O evangelista apresenta o primeiro personagem de seu evangelho (v.4). Um tal João, cujo nome hebraico significa “Deus é Misericórdia (Deus é Graça)”, que batiza no deserto. Em João, o povo simples reconhece a vinda do profeta verdadeiro, esperado por quatro séculos. Por quatrocentos anos o povo viveu sem profetas, uma vez que as autoridades do templo haviam proibido o exercício da profecia em Israel, no pós-exílio, o que se pode verificar na profecia de Zacarias 13. O templo pretendeu abafar a profecia porque não a suportava. O evangelista apresenta esse homem vestido com pele de camelo, que se alimenta de gafanhotos e mel silvestre. É retratado como figura e símbolo do grande profeta do povo, Elias.
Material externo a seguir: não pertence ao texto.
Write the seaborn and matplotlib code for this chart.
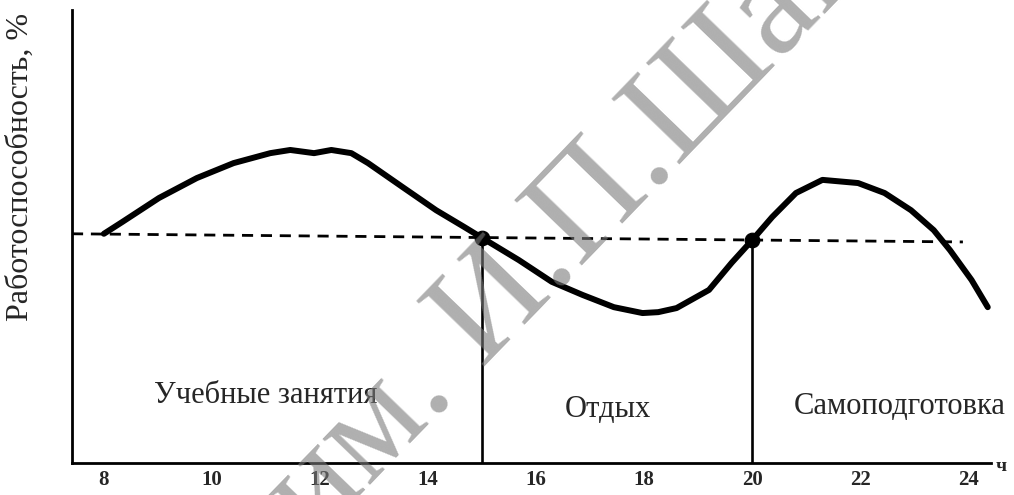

O evangelista sublinha o lugar geográfico do rio Jordão. Ele não é só uma localização espacial, mas um lugar teológico também. Na tradição do Pentatêuco, o Jordão era tido como o último lugar de travessia por onde o povo teria que passar para entrar e  conquistar a terra prometida. Mas a localização que Marcos oferece indica o Batista realizando seu batismo estando na margem do lado de Jerusalém, ou seja, o caminho contrário. De modo que, ao passar pelo batismo de João, cruza do o Jordão, as pessoas teriam a sua frente o deserto. Indo, portanto, na direção oposta à capital, que, na tradição religiosa é o lugar sagrado, a terra prometida. É uma forma de se dizer que aquela terra de promessa havia se transformado numa terra de escravidão, da qual se deve sair. Para escutar e acolher o Senhor que vêm, se faz necessário romper com que é antigo, com os empecilhos e obstáculos que impedem a experiência com a Boa Nova de Jesus.

Mas, de verdade, o que faz João; ou, de outro modo, o que não faz? O que ele faz é explicitado no v.8a: “Eu vos batizei com água”. Ou seja, o batizador é um instrumento para a mudança de vida e de mentalidade. O que ele não pode fazer é outra coisa: batizar com o Espírito Santo. Ou seja, ele não comunica o dinamismo de vida de Deus que é capaz de fazer com que o ser humano viva esta nova realidade iniciada pela conversão e pelo perdão dos pecados. Esta será, portanto, a missão de Jesus, que é aquele que batizará com o Espírito Santo, inserindo o homem e a mulher no horizonte da vida mesma de Deus, e este será o anúncio feito por Jesus.

O evangelho deste segundo domingo do advento nos dá três lições-atitudes que devemos procurar assimilar. Escutar a voz: ela orienta, segundo o texto de hoje, a acabar com todas as dificuldades, a deixar um caminho livre e aberto, para que Ele possa chegar. Chegará na estrada que cada homem e mulher se propõe a preparar. Na verdade, Ele vem ao encontro nesta estrada. No caminho que deixamos prontos para encontrarmos com Ele, ou seja, a atitude do “aplainar/preparar os caminhos”. A fim de se acolher o convite à conversão, que é atitude interior da mudança de mentalidade e de vida. Só assim se pode participar (mergulhar) na vida e da missão Daquele que batiza com o Espírito Santo, o qual nos insere na vida e no horizonte todo de Deus.

Nossos ouvidos estão atentos a este apelo? Que caminho/estrada temos preparado para o Senhor que vem; e que via podemos a ele apresentar como lugar de encontro entre ele e nós?

 

Pe. João Paulo Sillio.

Santuário São Judas Tadeu, Avaré/Arquidiocese de Botucatu-SP.